We must thank television and subsequent commercialisation of the game for the pleasure to watch someone like Sehwag in action. For television needs characters like Sehwag to sustain the TRP ratings. With television placing Sehwag in the public eye, it would have been very difficult for the selectors to sack the unconventional. Selectors too are part of the contemporary culture that revolves around television and their judgement could have been influenced by it. So, they must have decided to wait and watch if Sehwag turns himself into a convention, and a model to emulate.

Viru is back with everything safely in place if not with a bang. Certainly, marriage has made him mature. From the careless abandon of youth he has transformed himself into a married man who carefully saves for the future.

In the crucial Super League match against Sri Lanka, opening the batting with the Little Master, Sehwag played with utmost caution in the initial stage in stark contrast to his slam bang style.

Giving respect to others is a virtue every successful person picks up during their 20s.
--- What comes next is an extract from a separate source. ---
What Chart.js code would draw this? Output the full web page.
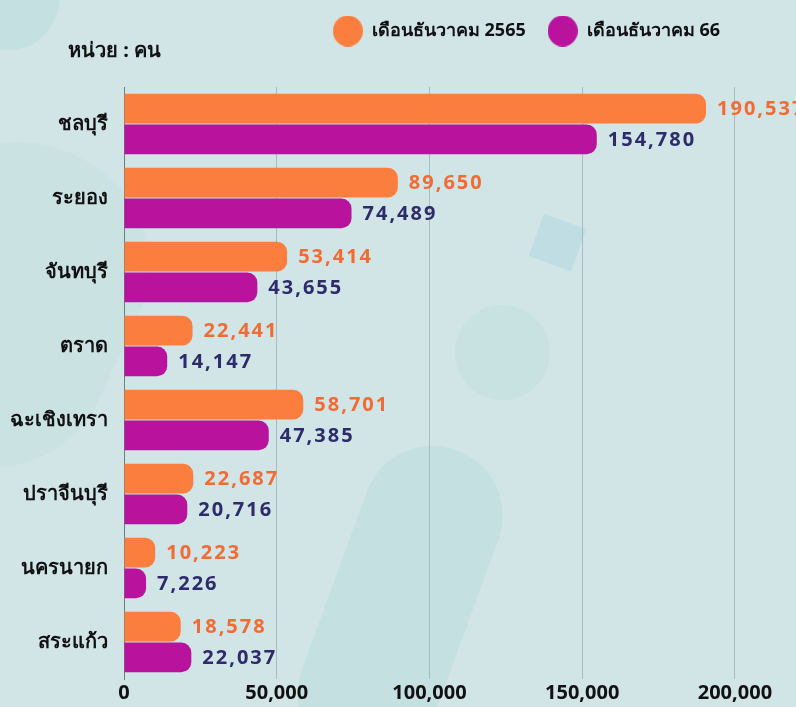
<!DOCTYPE html>
<html>
<head>
<meta charset="utf-8">
<script src="https://cdn.jsdelivr.net/npm/chart.js@4"></script>
<style>
  html, body { margin: 0; padding: 0; }
  body { width: 796px; height: 707px; background: #d1e5e7; position: relative; overflow: hidden; }
  .deco { position: absolute; background: #c5e0e0; }
  #wrap { position: absolute; left: 0; top: 0; width: 796px; height: 707px; }
</style>
</head>
<body>
<div class="deco" style="left:-40px;top:-60px;width:100px;height:110px;border-radius:50%;"></div>
<div class="deco" style="left:-120px;top:140px;width:250px;height:330px;border-radius:120px;transform:rotate(25deg);opacity:.6"></div>
<div class="deco" style="left:330px;top:440px;width:140px;height:330px;border-radius:70px;transform:rotate(20deg);"></div>
<div class="deco" style="left:455px;top:305px;width:95px;height:95px;border-radius:50%;opacity:.8"></div>
<div class="deco" style="left:535px;top:220px;width:45px;height:45px;transform:rotate(20deg);background:#c0dde3"></div>
<div id="wrap"><canvas id="chart" width="796" height="707"></canvas></div>
<script>
const provinces = ['ชลบุรี', 'ระยอง', 'จันทบุรี', 'ตราด', 'ฉะเชิงเทรา', 'ปราจีนบุรี', 'นครนายก', 'สระแก้ว'];
const dec2565 = [190537, 89650, 53414, 22441, 58701, 22687, 10223, 18578];
const dec66 = [154780, 74489, 43655, 14147, 47385, 20716, 7226, 22037];
const seriesNames = ['เดือนธันวาคม 2565', 'เดือนธันวาคม 66'];
const xTicks = [0, 50000, 100000, 150000, 200000];
const unitText = 'หน่วย : คน';

const FONT = '"Noto Sans", "DejaVu Sans", sans-serif';
const barColors = ['#fc7e3e', '#b9129c'];

// round legend markers, a bit bigger than the library's default
function dot(color) {
  const c = document.createElement('canvas');
  c.width = 30; c.height = 31;
  const g = c.getContext('2d');
  g.fillStyle = color;
  g.beginPath();
  g.ellipse(15, 15.5, 15, 15.5, 0, 0, Math.PI * 2);
  g.fill();
  return c;
}
const dots = barColors.map(dot);

// numbers at the end of every bar
const barLabels = {
  id: 'barLabels',
  afterDatasetsDraw(chart) {
    const ctx = chart.ctx;
    ctx.save();
    ctx.font = 'bold 20px ' + FONT;
    ctx.letterSpacing = '2px';
    ctx.textBaseline = 'middle';
    chart.data.datasets.forEach((ds, i) => {
      chart.getDatasetMeta(i).data.forEach((bar, j) => {
        ctx.fillStyle = ds.labelColor;
        ctx.fillText(ds.data[j].toLocaleString('en-US'), bar.x + 11, bar.y + 1);
      });
    });
    ctx.restore();
  }
};

// unit text + push legend to the right
const extras = {
  id: 'extras',
  beforeInit(chart) {
    const fit = chart.legend.fit;
    chart.legend.fit = function () {
      fit.call(this);
      this.height += 37;
    };
  },
  afterLayout(chart) {
    chart.legend.right = 742;
  },
  afterDraw(chart) {
    const ctx = chart.ctx;
    ctx.save();
    ctx.font = 'bold 20px ' + FONT;
    ctx.fillStyle = '#111';
    ctx.textBaseline = 'middle';
    ctx.fillText(unitText, 68, 51);
    ctx.restore();
  }
};

new Chart(document.getElementById('chart'), {
  type: 'bar',
  data: {
    labels: provinces,
    datasets: [{
      label: seriesNames[0],
      data: dec2565,
      backgroundColor: barColors[0],
      labelColor: '#f26b33',
      borderRadius: 10,
      borderSkipped: 'start',
      categoryPercentage: 0.83,
      barPercentage: 0.965
    }, {
      label: seriesNames[1],
      data: dec66,
      backgroundColor: barColors[1],
      labelColor: '#2d2b6b',
      borderRadius: 10,
      borderSkipped: 'start',
      categoryPercentage: 0.83,
      barPercentage: 0.965
    }]
  },
  options: {
    indexAxis: 'y',
    responsive: false,
    animation: false,
    layout: { padding: 0 },
    plugins: {
      legend: {
        position: 'top',
        align: 'end',
        labels: {
          usePointStyle: true,
          pointStyleWidth: 30,
          padding: 22,
          color: '#111',
          font: { family: FONT, size: 18, weight: 'bold' },
          generateLabels(chart) {
            const items = Chart.defaults.plugins.legend.labels.generateLabels(chart);
            items.forEach((it, i) => { it.pointStyle = dots[i]; });
            return items;
          }
        }
      },
      tooltip: { enabled: false }
    },
    scales: {
      x: {
        min: 0,
        max: 220000,
        afterBuildTicks(scale) {
          scale.ticks = xTicks.map(v => ({ value: v }));
        },
        ticks: {
          padding: 2,
          color: '#111',
          font: { family: FONT, size: 20, weight: 'bold' },
          callback: v => v.toLocaleString('en-US')
        },
        grid: { color: '#a7bcbe', drawTicks: false },
        border: { display: false }
      },
      y: {
        afterFit(scale) { scale.width = 124; },
        ticks: {
          padding: 16,
          color: '#111',
          font: { family: FONT, size: 20, weight: 'bold' }
        },
        grid: { display: false, drawTicks: false },
        border: { display: true, color: '#6f7d80', width: 1 }
      }
    }
  },
  plugins: [barLabels, extras]
});
</script>
</body>
</html>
Sehwag, who always paid scant regard to the opposition and never liked to be on the defensive, found the patience and character to wait for the storm to pass and set up sail when the sea calmed.

Being gifted with an amazing eye to compensate for a seemingly nonexistent footwork, Sehwag can afford to wait for the loose ball because when it comes he can always give it the treatment. Therefore it was only natural on his part to adopt the safer option on Sri Lankan pitches where the ball does not come on to the bat.

Tuesday's 81 against Sri Lanka, proved that Sehwag has started the consolidation period of his fledgling career. Now he has proved he can play all kinds of attacks on any kind of surface. Remember, at the start of last season, when India was butchered by New Zealand on underprepared wickets, Sehwag was the only Indian batsman who was amongst runs.

Certainly on pitches were the ball comes on to the bat, Sehwag is bound to blast every ball from the start. But the important thing is that he has learned to change his game according to the circumstances. And that trait differentiates the outstanding from the ordinary.

More than anything, the success of Sehwag in the longer version of the game, is the most astonishing. After he scored the triple century at Multan, the Pakistanis admitted they had no plans for Sehwag because they believed Sehwag would get himself out. Stretching the limits of probability to the highest score ever in Tests by an Indian, Sehwag did the unexpected.

Even if the latest heresy of the game, 20 over cricket comes to prominence in India, there is no one better placed than Sehwag to be the first true international megastar of it.

We must thank Aarti for quickening the transformation of Sehwag from a reckless, footloose, arrogant young man into a mature cricketer with vision and a sense of responsibility. And remember that the best of Sehwag is yet to come.